Gale Sayers, one of the most electric NFL players of the 1960s, has died. He was 77 years old.

The Pro Football Hall of Famer was a brilliant running back and returner who spent only seven years in the league, all with the Chicago Bears, from 1965 to 1971.

Nicknamed the “Kansas Comet” after a brilliant college career with the Jayhawks, Sayers had one of the NFL’s all-time best rookie seasons after entering the league as the fourth overall selection in the 1965 NFL draft.

Sayers set a league record that first season by scoring 22 touchdowns — including a record-tying six in a single game — and gained 2,272 all-purpose yards, also throwing for a TD pass and running back one punt and one kickoff for scores in 14 games in 1965. He was named the NFL’s Rookie of the Year and would earn four Pro Bowl appearances and five first-team All-Pro selections in his first five seasons.

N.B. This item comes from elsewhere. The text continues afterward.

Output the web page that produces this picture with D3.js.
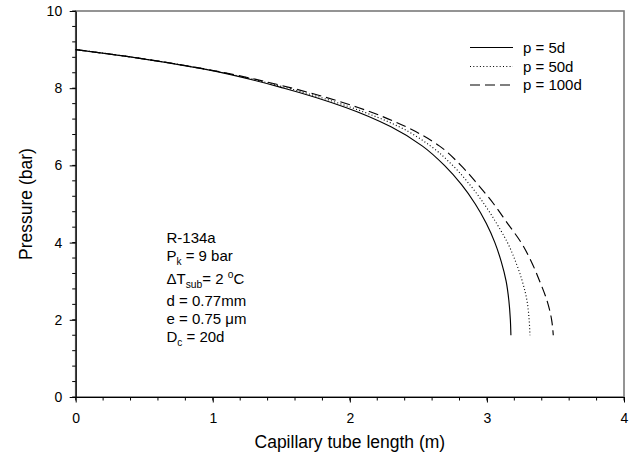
<!DOCTYPE html>
<html>
<head>
<meta charset="utf-8">
<script src="https://cdn.jsdelivr.net/npm/d3@7"></script>
<style>
  html, body { margin: 0; padding: 0; background: #fff; }
  svg { display: block; font-family: "Liberation Sans", Arial, sans-serif; }
</style>
</head>
<body>
<svg id="chart" width="634" height="466"></svg>
<script>
// Capillary tube pressure profiles: tube length (m) against pressure (bar)
const seriesNames = ["p = 5d", "p = 50d", "p = 100d"];

const pressureLevels = [9.0, 8.8, 8.5, 8.0, 7.5, 7.0, 6.5, 6.0, 5.5, 5.0, 4.5, 4.0, 3.5, 3.0, 2.5, 2.0, 1.6];

const lengthP5 = [0, 0.42, 0.93, 1.52, 1.97, 2.30, 2.53, 2.69, 2.815, 2.915, 2.995, 3.058, 3.105, 3.14, 3.16, 3.171, 3.175];
const lengthP50 = [0, 0.42, 0.935, 1.55, 2.01, 2.36, 2.59, 2.75, 2.875, 2.98, 3.07, 3.15, 3.21, 3.258, 3.292, 3.308, 3.314];
const lengthP100 = [0, 0.42, 0.94, 1.58, 2.06, 2.41, 2.655, 2.81, 2.935, 3.05, 3.15, 3.25, 3.325, 3.385, 3.438, 3.472, 3.484];

const xTicks = [0, 1, 2, 3, 4];
const yTicks = [0, 2, 4, 6, 8, 10];

const svg = d3.select("#chart");
const x = d3.scaleLinear().domain([0, 4]).range([75.7, 624]);
const y = d3.scaleLinear().domain([0, 10]).range([397, 11]);

// outer frame
svg.append("rect")
  .attr("x", x(0)).attr("y", y(10))
  .attr("width", x(4) - x(0)).attr("height", y(0) - y(10))
  .attr("fill", "none").attr("stroke", "#7a7a7a").attr("stroke-width", 1.6);

// minor ticks
const xMinor = d3.range(0, 4.0001, 0.2);
const yMinor = d3.range(0, 10.0001, 0.4);
svg.append("g").selectAll("line").data(xMinor).join("line")
  .attr("x1", d => x(d)).attr("x2", d => x(d))
  .attr("y1", y(0)).attr("y2", y(0) + 3.5)
  .attr("stroke", "#000").attr("stroke-width", 1);
svg.append("g").selectAll("line").data(yMinor).join("line")
  .attr("x1", x(0) - 3.5).attr("x2", x(0))
  .attr("y1", d => y(d)).attr("y2", d => y(d))
  .attr("stroke", "#000").attr("stroke-width", 1);

// axes
const xAxis = svg.append("g").attr("transform", `translate(0,${y(0)})`)
  .call(d3.axisBottom(x).tickValues(xTicks).tickFormat(d3.format("d")).tickSize(5.5).tickSizeOuter(0));
const yAxis = svg.append("g").attr("transform", `translate(${x(0)},0)`)
  .call(d3.axisLeft(y).tickValues(yTicks).tickFormat(d3.format("d")).tickSize(6).tickSizeOuter(0));
[xAxis, yAxis].forEach(g => {
  g.select(".domain").attr("stroke", "#000").attr("stroke-width", 1.2);
  g.selectAll(".tick line").attr("stroke", "#000").attr("stroke-width", 1);
  g.selectAll("text").attr("font-size", 14).attr("fill", "#000")
    .attr("font-family", "Liberation Sans, Arial, sans-serif");
});
xAxis.selectAll("text").attr("y", 16.5);
yAxis.selectAll("text").attr("x", -13.5);

// axis titles
svg.append("text")
  .attr("x", (x(0) + x(4)) / 2).attr("y", 448)
  .attr("text-anchor", "middle").attr("font-size", 17.5)
  .text("Capillary tube length (m)");
svg.append("text")
  .attr("transform", `translate(32,${(y(0) + y(10)) / 2}) rotate(-90)`)
  .attr("text-anchor", "middle").attr("font-size", 17.5)
  .text("Pressure (bar)");

// curves
const dashes = [null, "1,2.3", "10,5"];
const series = [lengthP5, lengthP50, lengthP100]
  .map(lengths => lengths.map((l, i) => [l, pressureLevels[i]]));
const line = d3.line()
  .x(d => x(d[0])).y(d => y(d[1]))
  .curve(d3.curveMonotoneY);

svg.append("g").selectAll("path").data(series).join("path")
  .attr("d", line)
  .attr("fill", "none").attr("stroke", "#000").attr("stroke-width", 1.15)
  .attr("stroke-dasharray", (d, i) => dashes[i]);

// legend
const legend = svg.append("g");
const legendY = [47.5, 66.5, 85];
seriesNames.forEach((name, i) => {
  legend.append("line")
    .attr("x1", 470).attr("x2", 513)
    .attr("y1", legendY[i]).attr("y2", legendY[i])
    .attr("stroke", "#000").attr("stroke-width", 1.15)
    .attr("stroke-dasharray", dashes[i]);
  legend.append("text")
    .attr("x", 523).attr("y", legendY[i]).attr("dy", "0.36em")
    .attr("font-size", 15).text(name);
});

// refrigerant and tube parameters
const note = svg.append("g").attr("font-size", 15);
const nx = 166.5;
note.append("text").attr("x", nx).attr("y", 243).text("R-134a");
const pk = note.append("text").attr("x", nx).attr("y", 261);
pk.append("tspan").text("P");
pk.append("tspan").attr("font-size", 10).attr("dy", 4).text("k");
pk.append("tspan").attr("dy", -4).text(" = 9 bar");
const dt = note.append("text").attr("x", nx).attr("y", 284.3);
dt.append("tspan").text("\u0394T");
dt.append("tspan").attr("font-size", 10.3).attr("dy", 4).text("sub");
dt.append("tspan").attr("dy", -4).text("= 2 ");
dt.append("tspan").attr("font-size", 10.3).attr("dy", -6).text("o");
dt.append("tspan").attr("dy", 6).text("C");
note.append("text").attr("x", nx).attr("y", 306).text("d = 0.77mm");
note.append("text").attr("x", nx).attr("y", 324).text("e = 0.75 \u03bcm");
const dc = note.append("text").attr("x", nx).attr("y", 342);
dc.append("tspan").text("D");
dc.append("tspan").attr("font-size", 10).attr("dy", 4).text("c");
dc.append("tspan").attr("dy", -4).text(" = 20d");
</script>
</body>
</html>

Asked how he always seemed able to escape from traffic on the field and break open big runs, Sayers once said: “Just give me 18 inches of daylight. That’s all I need.”

The greatness during Sayers’ relatively short run was undeniable, however. Sayers was the only player to make the NFL’s 75th anniversary team at two different positions, running back and kick returner. Only three other Pro Football Hall of Famers played fewer than Sayers’ 68 games.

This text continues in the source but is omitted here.